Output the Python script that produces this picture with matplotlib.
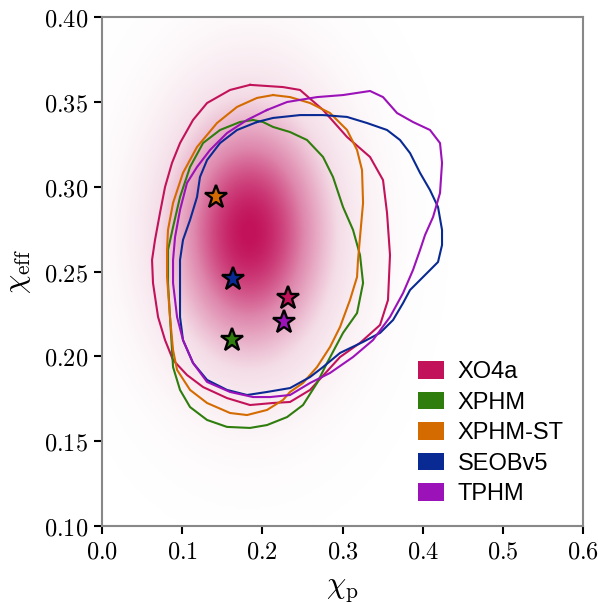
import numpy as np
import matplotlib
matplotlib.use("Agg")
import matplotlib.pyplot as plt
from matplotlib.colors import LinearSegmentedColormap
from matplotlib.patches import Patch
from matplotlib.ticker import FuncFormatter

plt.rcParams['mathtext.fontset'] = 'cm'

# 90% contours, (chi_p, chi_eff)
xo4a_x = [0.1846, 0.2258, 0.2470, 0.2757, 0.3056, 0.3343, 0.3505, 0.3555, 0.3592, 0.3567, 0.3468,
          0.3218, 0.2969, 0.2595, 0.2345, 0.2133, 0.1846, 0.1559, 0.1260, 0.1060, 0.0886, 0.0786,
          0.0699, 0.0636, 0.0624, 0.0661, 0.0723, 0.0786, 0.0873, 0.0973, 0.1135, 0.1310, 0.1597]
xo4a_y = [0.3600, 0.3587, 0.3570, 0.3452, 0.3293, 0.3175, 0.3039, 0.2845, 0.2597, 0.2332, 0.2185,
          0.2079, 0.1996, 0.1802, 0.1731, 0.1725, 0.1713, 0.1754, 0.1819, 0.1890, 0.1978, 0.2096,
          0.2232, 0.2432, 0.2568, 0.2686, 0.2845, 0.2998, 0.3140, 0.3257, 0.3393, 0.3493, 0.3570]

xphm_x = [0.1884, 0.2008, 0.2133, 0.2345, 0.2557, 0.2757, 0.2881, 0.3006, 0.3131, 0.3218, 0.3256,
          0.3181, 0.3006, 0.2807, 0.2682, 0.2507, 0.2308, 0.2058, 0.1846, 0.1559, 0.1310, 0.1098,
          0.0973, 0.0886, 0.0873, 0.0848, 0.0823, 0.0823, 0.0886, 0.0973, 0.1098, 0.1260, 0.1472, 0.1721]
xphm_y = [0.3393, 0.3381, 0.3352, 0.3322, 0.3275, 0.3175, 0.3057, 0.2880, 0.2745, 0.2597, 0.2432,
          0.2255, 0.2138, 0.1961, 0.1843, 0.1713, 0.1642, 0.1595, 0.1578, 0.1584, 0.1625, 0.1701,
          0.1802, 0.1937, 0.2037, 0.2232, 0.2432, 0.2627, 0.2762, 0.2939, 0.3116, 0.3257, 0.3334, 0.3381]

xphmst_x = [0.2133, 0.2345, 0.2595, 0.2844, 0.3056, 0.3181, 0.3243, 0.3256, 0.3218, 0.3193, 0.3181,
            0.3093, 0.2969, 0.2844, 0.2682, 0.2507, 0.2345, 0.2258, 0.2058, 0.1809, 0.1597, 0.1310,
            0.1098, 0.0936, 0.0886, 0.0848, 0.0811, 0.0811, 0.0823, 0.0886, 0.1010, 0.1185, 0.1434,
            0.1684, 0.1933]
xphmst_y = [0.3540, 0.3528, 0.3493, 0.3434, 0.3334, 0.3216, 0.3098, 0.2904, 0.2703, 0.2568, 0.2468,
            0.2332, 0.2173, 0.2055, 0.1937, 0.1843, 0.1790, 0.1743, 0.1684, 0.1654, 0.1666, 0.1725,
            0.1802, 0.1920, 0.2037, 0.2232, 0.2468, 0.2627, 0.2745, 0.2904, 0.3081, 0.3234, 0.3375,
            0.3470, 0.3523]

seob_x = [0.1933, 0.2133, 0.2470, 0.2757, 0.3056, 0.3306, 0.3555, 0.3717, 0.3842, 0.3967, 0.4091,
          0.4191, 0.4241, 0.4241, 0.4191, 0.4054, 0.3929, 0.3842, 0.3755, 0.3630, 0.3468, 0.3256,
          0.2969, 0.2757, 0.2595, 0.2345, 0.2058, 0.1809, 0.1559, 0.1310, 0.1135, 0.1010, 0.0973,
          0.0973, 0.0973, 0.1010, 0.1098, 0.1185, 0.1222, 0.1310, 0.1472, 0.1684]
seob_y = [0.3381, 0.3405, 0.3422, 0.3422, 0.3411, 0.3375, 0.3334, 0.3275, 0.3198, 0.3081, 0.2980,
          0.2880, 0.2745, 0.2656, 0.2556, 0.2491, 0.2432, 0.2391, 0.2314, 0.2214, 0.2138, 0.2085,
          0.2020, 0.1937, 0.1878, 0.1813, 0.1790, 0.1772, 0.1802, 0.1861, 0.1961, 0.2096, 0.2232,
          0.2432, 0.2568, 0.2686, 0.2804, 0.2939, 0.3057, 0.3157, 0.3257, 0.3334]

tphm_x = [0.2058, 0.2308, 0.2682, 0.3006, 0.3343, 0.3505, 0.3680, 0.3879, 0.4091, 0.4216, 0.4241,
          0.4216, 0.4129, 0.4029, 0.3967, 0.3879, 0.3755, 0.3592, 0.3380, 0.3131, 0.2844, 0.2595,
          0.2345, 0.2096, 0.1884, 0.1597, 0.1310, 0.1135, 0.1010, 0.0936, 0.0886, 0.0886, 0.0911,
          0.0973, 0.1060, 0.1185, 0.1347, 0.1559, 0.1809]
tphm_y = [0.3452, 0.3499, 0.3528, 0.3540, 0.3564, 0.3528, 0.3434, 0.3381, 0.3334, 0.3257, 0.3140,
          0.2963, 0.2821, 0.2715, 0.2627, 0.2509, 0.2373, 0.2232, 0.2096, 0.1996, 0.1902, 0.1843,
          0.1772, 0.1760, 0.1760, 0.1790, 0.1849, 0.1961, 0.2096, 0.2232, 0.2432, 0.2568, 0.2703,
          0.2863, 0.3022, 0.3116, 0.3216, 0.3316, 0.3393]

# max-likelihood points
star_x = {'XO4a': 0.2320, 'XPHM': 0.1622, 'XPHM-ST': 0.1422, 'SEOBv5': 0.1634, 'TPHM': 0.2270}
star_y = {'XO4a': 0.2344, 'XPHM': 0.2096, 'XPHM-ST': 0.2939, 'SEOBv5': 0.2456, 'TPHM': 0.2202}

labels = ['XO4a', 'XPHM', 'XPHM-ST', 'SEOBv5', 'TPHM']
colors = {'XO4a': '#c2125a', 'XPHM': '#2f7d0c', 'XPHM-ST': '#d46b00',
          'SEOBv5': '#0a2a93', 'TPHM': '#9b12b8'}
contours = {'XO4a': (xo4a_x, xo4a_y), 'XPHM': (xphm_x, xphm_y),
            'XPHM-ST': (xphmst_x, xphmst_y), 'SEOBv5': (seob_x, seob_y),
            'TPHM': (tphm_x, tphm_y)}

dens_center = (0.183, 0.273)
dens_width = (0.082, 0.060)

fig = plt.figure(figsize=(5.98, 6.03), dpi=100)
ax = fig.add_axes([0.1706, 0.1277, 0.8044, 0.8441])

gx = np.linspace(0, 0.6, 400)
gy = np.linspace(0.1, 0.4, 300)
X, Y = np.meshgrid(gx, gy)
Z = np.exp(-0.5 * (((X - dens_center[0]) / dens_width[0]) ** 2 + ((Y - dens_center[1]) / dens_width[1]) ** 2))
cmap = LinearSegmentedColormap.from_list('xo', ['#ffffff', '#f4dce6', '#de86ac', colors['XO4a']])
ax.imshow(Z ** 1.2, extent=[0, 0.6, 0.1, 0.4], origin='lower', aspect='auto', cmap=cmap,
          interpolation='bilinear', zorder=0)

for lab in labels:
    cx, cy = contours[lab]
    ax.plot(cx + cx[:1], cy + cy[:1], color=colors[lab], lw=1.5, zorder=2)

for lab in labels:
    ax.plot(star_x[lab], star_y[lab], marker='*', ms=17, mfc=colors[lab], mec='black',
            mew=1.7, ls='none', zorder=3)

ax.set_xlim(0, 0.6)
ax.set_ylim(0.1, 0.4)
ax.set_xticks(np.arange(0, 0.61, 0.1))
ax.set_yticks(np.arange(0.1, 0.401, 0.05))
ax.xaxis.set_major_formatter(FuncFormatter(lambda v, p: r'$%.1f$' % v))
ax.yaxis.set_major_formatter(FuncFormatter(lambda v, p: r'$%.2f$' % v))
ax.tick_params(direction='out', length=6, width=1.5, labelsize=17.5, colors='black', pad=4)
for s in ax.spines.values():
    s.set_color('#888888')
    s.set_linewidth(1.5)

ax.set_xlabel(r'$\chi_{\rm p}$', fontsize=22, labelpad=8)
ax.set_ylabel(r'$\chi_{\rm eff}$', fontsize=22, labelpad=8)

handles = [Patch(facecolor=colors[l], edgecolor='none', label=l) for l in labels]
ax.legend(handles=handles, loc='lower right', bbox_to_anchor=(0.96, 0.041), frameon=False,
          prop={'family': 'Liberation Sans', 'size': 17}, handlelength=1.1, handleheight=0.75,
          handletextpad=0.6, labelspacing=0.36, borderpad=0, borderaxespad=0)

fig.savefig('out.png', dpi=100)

# JOB
Set the lines above down again, word for word, from the first through the one containing "plt.rcParams['mathtext.fontset'] = 'cm'"; pictures excluded.

# IN RESPONSE
Output the Python script that produces this picture with matplotlib.
import numpy as np
import matplotlib
matplotlib.use("Agg")
import matplotlib.pyplot as plt
from matplotlib.colors import LinearSegmentedColormap
from matplotlib.patches import Patch
from matplotlib.ticker import FuncFormatter

plt.rcParams['mathtext.fontset'] = 'cm'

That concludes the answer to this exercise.